What also makes 2024 special is not just the number of countries but the fact that for the first time, you will have a U.S. presidential election in the same year as elections in major countries such as India, Indonesia, Ukraine, Taiwan, Mexico, the United Kingdom, and the European Parliament.
You might also be confused why we are saying 65 elections across 54 countries. This is a great example of how hard something like this can be put together and why we try to make clear that these are only projections. We tried to separate elections where a head of state is elected (what we call a “major” election) versus those that don’t have a head-of-state type of race, such as the U.S. midterms (what we call a “secondary” election.) For some countries, these happen on the same day. For others, they might not. We will keep refining this to see if there are better ways to display this data, but we know it can be confusing. If you want to read more about the complexity of building seemingly simple lists, Katie wrote about it here.
Europe leads with 20 elections, and Africa is next with 18.
Nearly 3.65 billion people will be affected by elections next year. (This is the total population, not just those eligible to vote.)
The total population chart also demonstrates how, on average, we see the highest number of people affected by elections every five years. This pattern is usually because some countries with larger populations, such as India and Indonesia, are on 5-year cycles.

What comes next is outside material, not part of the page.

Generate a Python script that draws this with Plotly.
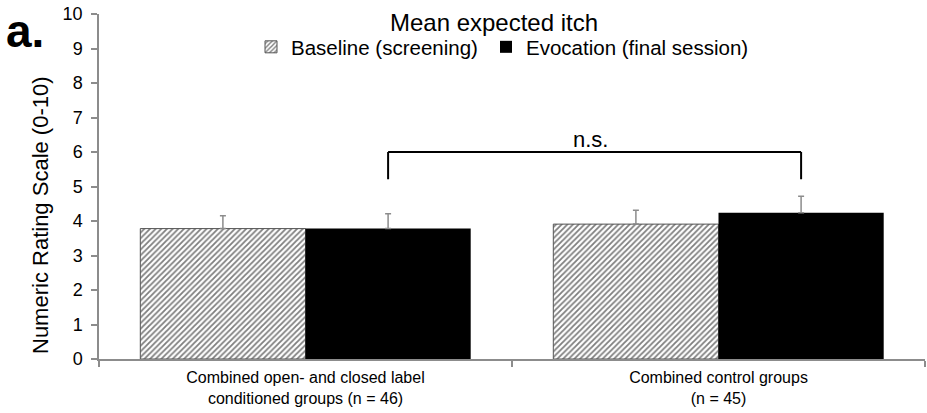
import plotly.graph_objects as go

categories = ["Combined open- and closed label<br>conditioned groups (n = 46)",
              "Combined control groups<br>(n = 45)"]
series_names = ["Baseline (screening)", "Evocation (final session)"]
baseline = [3.78, 3.91]
baseline_err = [0.37, 0.40]
evocation = [3.78, 4.24]
evocation_err = [0.43, 0.48]
y_ticks = [0, 1, 2, 3, 4, 5, 6, 7, 8, 9, 10]
bracket_top = 6.0
bracket_bottom = 5.21

FONT = "Liberation Sans, Arial, sans-serif"
GRAY = "#8c8c8c"
W, H = 927, 413
L, R, T, B = 99, 2, 14, 54
PW, PH = W - L - R, H - T - B


def px(x):
    return (x - L) / PW


def py(y):
    return (H - B - y) / PH


fig = go.Figure()
fig.add_trace(go.Bar(
    name=series_names[0], x=categories, y=baseline, legend="legend",
    marker=dict(color="white", line=dict(color="#555555", width=1),
                pattern=dict(shape="/", fgcolor="black", bgcolor="white", size=4, solidity=0.45)),
    error_y=dict(type="data", symmetric=False, array=baseline_err, arrayminus=[0, 0],
                 color=GRAY, thickness=1.5, width=3),
))
fig.add_trace(go.Bar(
    name=series_names[1], x=categories, y=evocation, legend="legend2",
    marker=dict(color="black", line=dict(color="black", width=0)),
    error_y=dict(type="data", symmetric=False, array=evocation_err, arrayminus=[0, 0],
                 color=GRAY, thickness=1.5, width=3),
))

# significance bracket between the two evocation bars (category index + 0.2 offset)
for x0, y0, x1, y1 in [(0.2, bracket_bottom, 0.2, bracket_top),
                       (0.2, bracket_top, 1.2, bracket_top),
                       (1.2, bracket_top, 1.2, bracket_bottom)]:
    fig.add_shape(type="line", xref="x", yref="y", x0=x0, y0=y0, x1=x1, y1=y1,
                  line=dict(color="black", width=2))
fig.add_annotation(x=0.69, y=bracket_top, xref="x", yref="y", text="n.s.", showarrow=False,
                   yanchor="bottom", yshift=-2, font=dict(family=FONT, size=22, color="black"))

fig.add_annotation(x=px(4), y=py(31), xref="paper", yref="paper", text="<b>a.</b>",
                   showarrow=False, xanchor="left", yanchor="middle",
                   font=dict(family=FONT, size=46, color="black"))

# y-axis title (placed as in the reference, slightly below the plot centre)
fig.add_annotation(x=px(40), y=py(215), xref="paper", yref="paper",
                   text="Numeric Rating Scale (0-10)", textangle=-90, showarrow=False,
                   xanchor="center", yanchor="middle",
                   font=dict(family=FONT, size=22, color="black"))

legend_common = dict(orientation="h", y=py(47), xanchor="left", yanchor="middle",
                     font=dict(family=FONT, size=20.5, color="black"),
                     bgcolor="rgba(0,0,0,0)", itemwidth=30)

fig.update_layout(
    width=W, height=H,
    margin=dict(l=L, r=R, t=T, b=B, autoexpand=False),
    paper_bgcolor="white", plot_bgcolor="white",
    barmode="group", bargap=0.2, bargroupgap=0,
    font=dict(family=FONT, color="black"),
    title=dict(text="Mean expected itch", x=494 / W, xanchor="center",
               y=1 - 23 / H, yanchor="middle",
               font=dict(family=FONT, size=24, color="black")),
    legend=dict(x=px(251), **legend_common),
    legend2=dict(x=px(486), **legend_common),
    showlegend=True,
)
fig.update_xaxes(showline=True, linecolor=GRAY, linewidth=1.5, ticks="outside",
                 tickson="boundaries", ticklen=6, tickcolor=GRAY, tickwidth=1.5,
                 tickfont=dict(family=FONT, size=16, color="black"), showgrid=False,
                 ticklabelstandoff=3)
fig.update_yaxes(range=[0, 10], tickvals=y_ticks, showline=True, linecolor=GRAY, linewidth=1.5,
                 ticks="outside", ticklen=6, tickcolor=GRAY, tickwidth=1.5,
                 tickfont=dict(family=FONT, size=18, color="black"), showgrid=False,
                 zeroline=False, ticklabelstandoff=5)

fig.write_html("out.html", config={"displayModeBar": False},
               post_script="document.body.style.margin='0';")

Most countries are on four or five-year cycles.
We have also gathered data that give us an outlook on demographics, levels of freedom, and regional aspects of upcoming elections. For instance, 2023 is a much more active year for the Eastern Hemisphere.
Comparing countries, the numbers can also paint a starkly different reality across the 1.6 billion individuals whose lives will be influenced by the outcome of those elections this year.
For instance, a critical dataset we’ve incorporated into the Tracker is the Freedom House's Global Freedom Status, which measures political rights and civil liberties. Including this data enables us to assess if upcoming years will pose particular challenges due to a high number of complicated elections. Casting a ballot in New Zealand in 2023, which boasts an impressive score of 99 out of 100, will offer a vastly different experience from voting in Belarus, which has a total score of eight and where a human rights activist and Nobel Peace Prize winner was recently sentenced to ten years in prison. Or Eswatini, scored at 17 where a pro-democracy activist was targeted and shot just last month. We can also consider how the length of an election cycle may correlate with a country's level of freedom. For instance, we've noticed that all nations with a three-year election cycle are classified as "free," while those on a seven-year cycle tend to be "not free."
Access to free and fair elections can catalyze transformative changes in countries, elevating the quality of life for their citizens. Elections possess an unparalleled ability to shape the trajectory of a transitional democracy and ultimately determine whether a nation will march toward growth or diverge toward regress. While some may dismiss this claim as idealistic, the reality is that many individuals around the world face very real consequences for their voting choices. Alarmingly, this cherished ideal is facing unprecedented threats. Last week, Katie shared concerning data from the V-Dem annual report, revealing a rapid decline in democratic standards across the globe. In the past decade alone, 30 countries have experienced a decline in the quality of their elections, compared to only eight countries in 2012. This trend is not only alarming but a call to action for all those working towards preserving democratic values and improving global standards of development.
In a world that increasingly values democracy and individual freedoms, it is easy to forget the staggering number of people who lack the power to choose their leaders and shape their futures. Our data also highlight a sobering reality: approximately 1.5 billion people around the globe live under regimes that are determined by the decisions of a select few, whether individual leaders or a small, elite minority. Unfortunately, this issue is not static and can grow year over year as a result of social upheaval, regime change, and other factors that autocratic leaders often exploit as an excuse to undermine democratic processes. As a result, many people feel powerless and disenfranchised, unable to have their voices heard in the decisions that shape their lives.
This lack of democratic participation has far-reaching consequences for the affected individuals and the global community. Without the ability to hold power to account, citizens are more vulnerable to corruption, human rights abuses, and the whims of a few individuals who hold an undue amount of control.
Although global freedom continues to decline, Freedom House’s new report shows that the deterioration of rights and freedoms appeared to slow substantially. Only 35 nations declined in this latest version compared to 60 in 2021 and over 70 in 2000. Freedom House projects that the decline could be bottoming out, setting the stage for a turnaround in future years.
So while the state of democracy remains problematic, this projection provides some optimistic hope as we go into 2023 and 2024.